RECORDS SHOWN:
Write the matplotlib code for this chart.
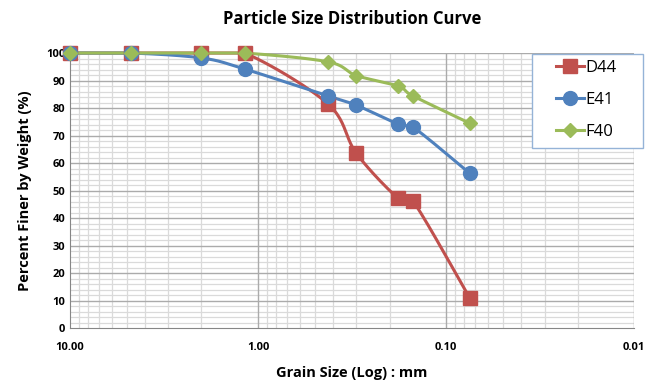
import numpy as np
import matplotlib
matplotlib.use("Agg")
import matplotlib.pyplot as plt
from matplotlib.patches import Rectangle
from matplotlib.ticker import FixedLocator, LogLocator, MultipleLocator, NullFormatter

plt.rcParams["font.family"] = ["Open Sans", "DejaVu Sans"]

# sieve sizes (mm) and percent passing
sizes = [10.0, 4.75, 2.0, 1.18, 0.425, 0.3, 0.18, 0.15, 0.075]
d44 = [100, 100, 100, 100, 81.5, 63.5, 47.2, 46.2, 11.0]
e41 = [100, 100, 98.2, 94.2, 84.4, 81.0, 74.2, 73.1, 56.3]
f40 = [100, 100, 100, 100, 96.8, 91.8, 88.0, 84.4, 74.5]

series = [("D44", d44, "#C0504D", "s", 10),
          ("E41", e41, "#4F81BD", "o", 10),
          ("F40", f40, "#9BBB59", "D", 7)]


def smooth(x, y, n=25):
    # excel-like smoothed line: catmull-rom bezier in (log x, y),
    # control points clamped so the curve never overshoots a point
    p = np.column_stack([np.log10(x), np.asarray(y, float)])
    ext = np.vstack([p[0], p, p[-1]])
    t = np.linspace(0, 1, n)[:, None]
    out = []
    for i in range(1, len(ext) - 2):
        p0, p1, p2, p3 = ext[i - 1], ext[i], ext[i + 1], ext[i + 2]
        c1 = p1 + (p2 - p0) / 6
        c2 = p2 - (p3 - p1) / 6
        lo, hi = min(p1[1], p2[1]), max(p1[1], p2[1])
        c1[1] = np.clip(c1[1], lo, hi)
        c2[1] = np.clip(c2[1], lo, hi)
        seg = ((1 - t)**3) * p1 + 3 * ((1 - t)**2) * t * c1 + 3 * (1 - t) * t**2 * c2 + t**3 * p2
        out.append(seg)
    out = np.vstack(out)
    return 10 ** out[:, 0], out[:, 1]


fig = plt.figure(figsize=(6.6, 3.87), dpi=100)
ax = fig.add_axes([0.106, 0.152, 0.855, 0.711])

for name, vals, col, mk, ms in series:
    sx, sy = smooth(sizes, vals)
    ax.plot(sx, sy, color=col, lw=2.2, zorder=3, clip_on=False)
    ax.plot(sizes, vals, linestyle="none", marker=mk, color=col, ms=ms, zorder=4, clip_on=False)
    ax.plot([], [], color=col, lw=2.2, marker=mk, ms=ms, label=name)

ax.set_xscale("log")
ax.set_xlim(10, 0.01)
ax.set_ylim(0, 100)
ax.xaxis.set_major_locator(FixedLocator([10, 1, 0.1, 0.01]))
ax.xaxis.set_minor_locator(LogLocator(base=10, subs=np.arange(2, 10)))
ax.xaxis.set_minor_formatter(NullFormatter())
ax.set_xticks([10, 1, 0.1, 0.01])
ax.set_xticklabels(["10.00", "1.00", "0.10", "0.01"])
ax.yaxis.set_major_locator(MultipleLocator(10))
ax.yaxis.set_minor_locator(MultipleLocator(2))

ax.grid(which="minor", color="#DADADA", lw=0.9, linestyle="-")
ax.set_axisbelow(True)
# major grid on top of the minor one
for v in [1, 0.1, 0.01]:
    ax.axvline(v, color="#ABABAB", lw=1.0, zorder=1)
for v in range(10, 101, 10):
    ax.axhline(v, color="#ABABAB", lw=1.0, zorder=1)
for s in ["top", "right"]:
    ax.spines[s].set_visible(False)
ax.spines["left"].set_color("#868686")
ax.spines["bottom"].set_color("#868686")
ax.tick_params(which="both", length=0, labelsize=8)
ax.tick_params(axis="x", pad=10)
for lab in ax.get_xticklabels() + ax.get_yticklabels():
    lab.set_fontweight("bold")

ax.set_title("Particle Size Distribution Curve", fontsize=12, fontweight="bold", pad=21)
ax.set_xlabel("Grain Size (Log) : mm", fontsize=10.5, fontweight="bold", labelpad=9)
ax.set_ylabel("Percent Finer by Weight (%)", fontsize=10.5, fontweight="bold", labelpad=10)

# legend box drawn separately (wide white frame like excel)
fig.add_artist(Rectangle((532 / 660, 1 - 148 / 387), 111 / 660, 94 / 387,
                         transform=fig.transFigure, facecolor="white",
                         edgecolor="#95B3D7", lw=1.0, zorder=5))
leg = fig.legend(loc="upper left", bbox_to_anchor=(551 / 660, 1 - 55 / 387), fontsize=12,
                 frameon=False, borderpad=0.3, labelspacing=0.95, handlelength=1.7,
                 handletextpad=0.05, borderaxespad=0)
leg.set_zorder(6)

fig.savefig("out.png", dpi=100)
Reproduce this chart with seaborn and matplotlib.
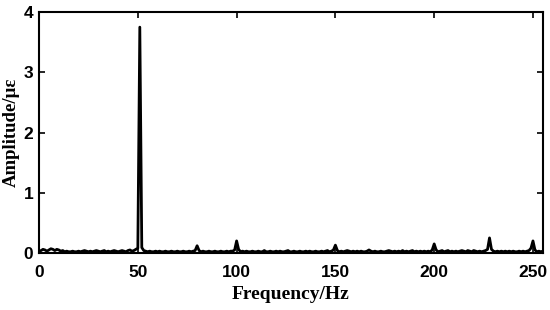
import numpy as np
import pandas as pd
import matplotlib
matplotlib.use("Agg")
import matplotlib.pyplot as plt
import seaborn as sns

# spectrum values, 1 Hz grid 0..256
freq_hz = np.arange(0, 257)
amplitude = [
    0.02, 0.04, 0.06, 0.05, 0.03, 0.05, 0.07, 0.06, 0.04, 0.06,
    0.05, 0.03, 0.04, 0.02, 0.03, 0.02, 0.02, 0.03, 0.02, 0.02,
    0.03, 0.02, 0.03, 0.04, 0.03, 0.02, 0.03, 0.02, 0.03, 0.04,
    0.03, 0.02, 0.03, 0.04, 0.02, 0.03, 0.02, 0.03, 0.04, 0.03,
    0.02, 0.03, 0.04, 0.03, 0.02, 0.04, 0.05, 0.03, 0.04, 0.06,
    0.08, 3.75, 0.09, 0.04, 0.03, 0.02, 0.03, 0.02, 0.02, 0.03,
    0.02, 0.03, 0.02, 0.02, 0.03, 0.02, 0.02, 0.03, 0.02, 0.02,
    0.03, 0.02, 0.02, 0.03, 0.02, 0.02, 0.03, 0.02, 0.03, 0.04,
    0.12, 0.04, 0.02, 0.03, 0.02, 0.02, 0.03, 0.02, 0.02, 0.03,
    0.02, 0.02, 0.03, 0.02, 0.02, 0.03, 0.02, 0.03, 0.03, 0.05,
    0.20, 0.06, 0.02, 0.03, 0.02, 0.03, 0.02, 0.02, 0.03, 0.02,
    0.02, 0.03, 0.02, 0.02, 0.04, 0.02, 0.02, 0.03, 0.02, 0.02,
    0.03, 0.02, 0.03, 0.02, 0.02, 0.03, 0.04, 0.02, 0.02, 0.03,
    0.02, 0.02, 0.03, 0.02, 0.02, 0.03, 0.02, 0.03, 0.02, 0.02,
    0.03, 0.02, 0.02, 0.03, 0.02, 0.03, 0.04, 0.02, 0.03, 0.05,
    0.13, 0.04, 0.02, 0.03, 0.02, 0.03, 0.04, 0.03, 0.02, 0.03,
    0.02, 0.03, 0.02, 0.03, 0.02, 0.02, 0.03, 0.05, 0.03, 0.02,
    0.03, 0.02, 0.02, 0.03, 0.02, 0.02, 0.03, 0.04, 0.03, 0.02,
    0.03, 0.02, 0.03, 0.02, 0.04, 0.02, 0.03, 0.02, 0.03, 0.04,
    0.02, 0.03, 0.02, 0.03, 0.02, 0.03, 0.02, 0.03, 0.02, 0.05,
    0.15, 0.05, 0.02, 0.03, 0.04, 0.02, 0.03, 0.04, 0.02, 0.03,
    0.02, 0.03, 0.02, 0.03, 0.04, 0.03, 0.02, 0.04, 0.03, 0.02,
    0.04, 0.03, 0.02, 0.03, 0.02, 0.03, 0.04, 0.06, 0.25, 0.06,
    0.03, 0.02, 0.03, 0.02, 0.03, 0.02, 0.03, 0.02, 0.03, 0.02,
    0.03, 0.02, 0.02, 0.03, 0.02, 0.03, 0.02, 0.03, 0.04, 0.08,
    0.20, 0.05, 0.02, 0.03, 0.02, 0.03, 0.02,
]
x_ticks = [0, 50, 100, 150, 200, 250]
y_ticks = [0, 1, 2, 3, 4]

sns.set_style("ticks")
plt.rcParams['font.family'] = ['Liberation Sans', 'DejaVu Sans']
plt.rcParams['xtick.direction'] = 'in'
plt.rcParams['ytick.direction'] = 'in'
plt.rcParams['text.color'] = 'black'
plt.rcParams['axes.labelcolor'] = 'black'
plt.rcParams['xtick.color'] = 'black'
plt.rcParams['ytick.color'] = 'black'
plt.rcParams['axes.edgecolor'] = 'black'

df = pd.DataFrame({"freq": freq_hz, "amp": amplitude})

fig = plt.figure(figsize=(5.5, 3.1), dpi=100)
ax = fig.add_axes([0.071, 0.184, 0.916, 0.777])
sns.lineplot(data=df, x="freq", y="amp", ax=ax, color="black", linewidth=2.0)

ax.set_xlim(0, 255)
ax.set_ylim(0, 4)
ax.set_xticks(x_ticks)
ax.set_yticks(y_ticks)
ax.tick_params(top=True, right=True, length=4, width=1.2, labelsize=12.5)
ax.tick_params(axis='x', pad=9)
ax.tick_params(axis='y', pad=4)
for lbl in ax.get_xticklabels() + ax.get_yticklabels():
    lbl.set_fontweight('bold')
for sp in ax.spines.values():
    sp.set_visible(True)
    sp.set_linewidth(1.5)

ax.set_xlabel("Frequency/Hz", family=['Liberation Serif', 'DejaVu Serif'],
              fontweight='bold', fontsize=14, labelpad=4)
ax.set_ylabel("Amplitude/με", family=['Liberation Serif', 'DejaVu Serif'],
              fontweight='bold', fontsize=13.5, labelpad=3)

plt.savefig("out.png", dpi=100)
plt.close(fig)
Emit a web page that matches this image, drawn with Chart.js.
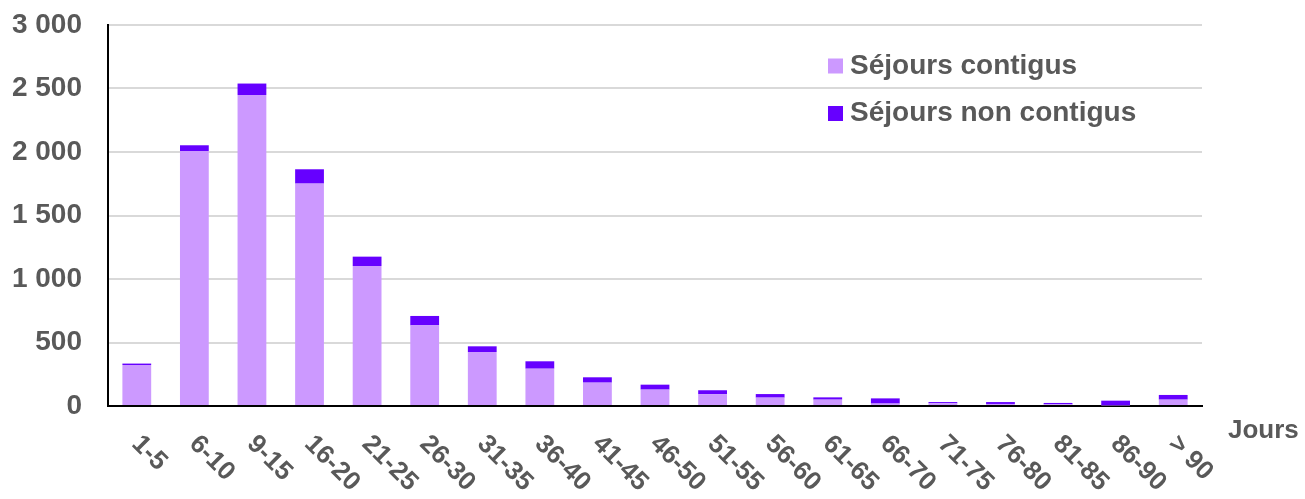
<!DOCTYPE html>
<html lang="fr">
<head>
<meta charset="utf-8">
<title>Durée des séjours</title>
<script src="https://cdn.jsdelivr.net/npm/chart.js@4/dist/chart.umd.min.js"></script>
<style>
  html, body { margin: 0; padding: 0; background: #ffffff; }
  #wrap { position: relative; width: 1305px; height: 499px; }
</style>
</head>
<body>
<div id="wrap"><canvas id="chart"></canvas></div>
<script>
// Classes de durée (jours)
const categories = ['1-5', '6-10', '9-15', '16-20', '21-25', '26-30', '31-35', '36-40', '41-45', '46-50',
                    '51-55', '56-60', '61-65', '66-70', '71-75', '76-80', '81-85', '86-90', '> 90'];

// Nombre de séjours par classe
const sejoursContigus = [323, 2008, 2449, 1751, 1102, 635, 425, 294, 184, 129,
                         92, 66, 50, 19, 21, 16, 13, 5, 50];
const sejoursNonContigus = [11, 45, 90, 113, 74, 74, 45, 58, 42, 39,
                            32, 28, 18, 41, 10, 15, 11, 37, 37];

// Axe des ordonnées
const yTicks = [0, 500, 1000, 1500, 2000, 2500, 3000];
const xAxisTitle = 'Jours';
const seriesLabels = ['Séjours contigus', 'Séjours non contigus'];

const FONT = '"Liberation Sans", Arial, sans-serif';
const TEXT = '#595959';

function formatNumber(v) {
  return String(v).replace(/\B(?=(\d{3})+(?!\d))/g, ' ');
}

// Étiquettes de l'axe X inclinées vers le bas + titre « Jours »
const xLabelsPlugin = {
  id: 'xLabels',
  afterDraw(chart) {
    const { ctx, scales: { x } } = chart;
    ctx.save();
    ctx.fillStyle = TEXT;
    ctx.font = 'bold 26px ' + FONT;
    ctx.textAlign = 'left';
    ctx.textBaseline = 'alphabetic';
    categories.forEach((label, i) => {
      const px = x.getPixelForTick(i);
      ctx.save();
      ctx.translate(px - 6, x.top + 39);
      ctx.rotate(Math.PI / 4);
      ctx.fillText(label, 0, 0);
      ctx.restore();
    });
    ctx.font = 'bold 26px ' + FONT;
    ctx.textBaseline = 'middle';
    ctx.fillText(xAxisTitle, x.right + 26, x.top + 25);
    ctx.restore();
  }
};

// Légende placée dans la zone du graphique
const legendPlugin = {
  id: 'innerLegend',
  afterDraw(chart) {
    const { ctx, chartArea } = chart;
    ctx.save();
    ctx.font = 'bold 28px ' + FONT;
    ctx.textAlign = 'left';
    ctx.textBaseline = 'middle';
    chart.data.datasets.forEach((ds, i) => {
      const cy = chartArea.top + 41 + i * 47.5;
      const sx = chartArea.left + 720;
      ctx.fillStyle = ds.backgroundColor;
      ctx.fillRect(sx, cy - 7.5, 15, 15);
      ctx.fillStyle = TEXT;
      ctx.fillText(ds.label, sx + 22, cy);
    });
    ctx.restore();
  }
};

new Chart(document.getElementById('chart'), {
  type: 'bar',
  data: {
    labels: categories,
    datasets: [
      {
        label: seriesLabels[0],
        data: sejoursContigus,
        backgroundColor: '#CC99FF',
        barPercentage: 1,
        categoryPercentage: 0.5
      },
      {
        label: seriesLabels[1],
        data: sejoursNonContigus,
        backgroundColor: '#6600FF',
        barPercentage: 1,
        categoryPercentage: 0.5
      }
    ]
  },
  options: {
    responsive: true,
    maintainAspectRatio: false,
    animation: false,
    layout: { padding: { top: 25, left: 10, right: 103, bottom: 0 } },
    plugins: {
      legend: { display: false },
      tooltip: { enabled: false }
    },
    scales: {
      x: {
        stacked: true,
        grid: { display: false, drawTicks: false },
        border: { display: true, color: '#000000', width: 2 },
        ticks: { display: false },
        afterFit(scale) { scale.height = 93; }
      },
      y: {
        stacked: true,
        min: yTicks[0],
        max: yTicks[yTicks.length - 1],
        afterBuildTicks(scale) { scale.ticks = yTicks.map(v => ({ value: v })); },
        grid: {
          drawTicks: false,
          lineWidth: 2,
          color: (c) => (c.tick && c.tick.value === 0 ? '#000000' : '#D9D9D9')
        },
        border: { display: true, color: '#000000', width: 2 },
        ticks: {
          padding: 26,
          color: TEXT,
          font: { family: FONT, size: 28, weight: 'bold' },
          callback: (v) => formatNumber(v)
        },
        afterFit(scale) {
          scale.width = 98;
          scale.paddingTop = 0;
          scale.paddingBottom = 0;
        }
      }
    }
  },
  plugins: [xLabelsPlugin, legendPlugin]
});
</script>
</body>
</html>
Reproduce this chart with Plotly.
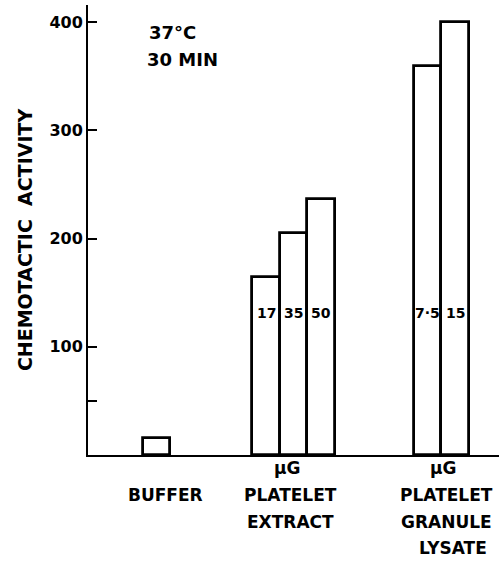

AIM OF THE EXERCISE: Everything from the first line of the records through the line containing "from matplotlib.ticker import" should be reproduced exactly, apart from the pictures.

SOLUTION TO THE PROBLEM:
Write the matplotlib code for this chart.
import numpy as np
import matplotlib
matplotlib.use("Agg")
import matplotlib.pyplot as plt
from matplotlib.patches import Rectangle
from matplotlib.ticker import FixedLocator, LogLocator, MultipleLocator, NullFormatter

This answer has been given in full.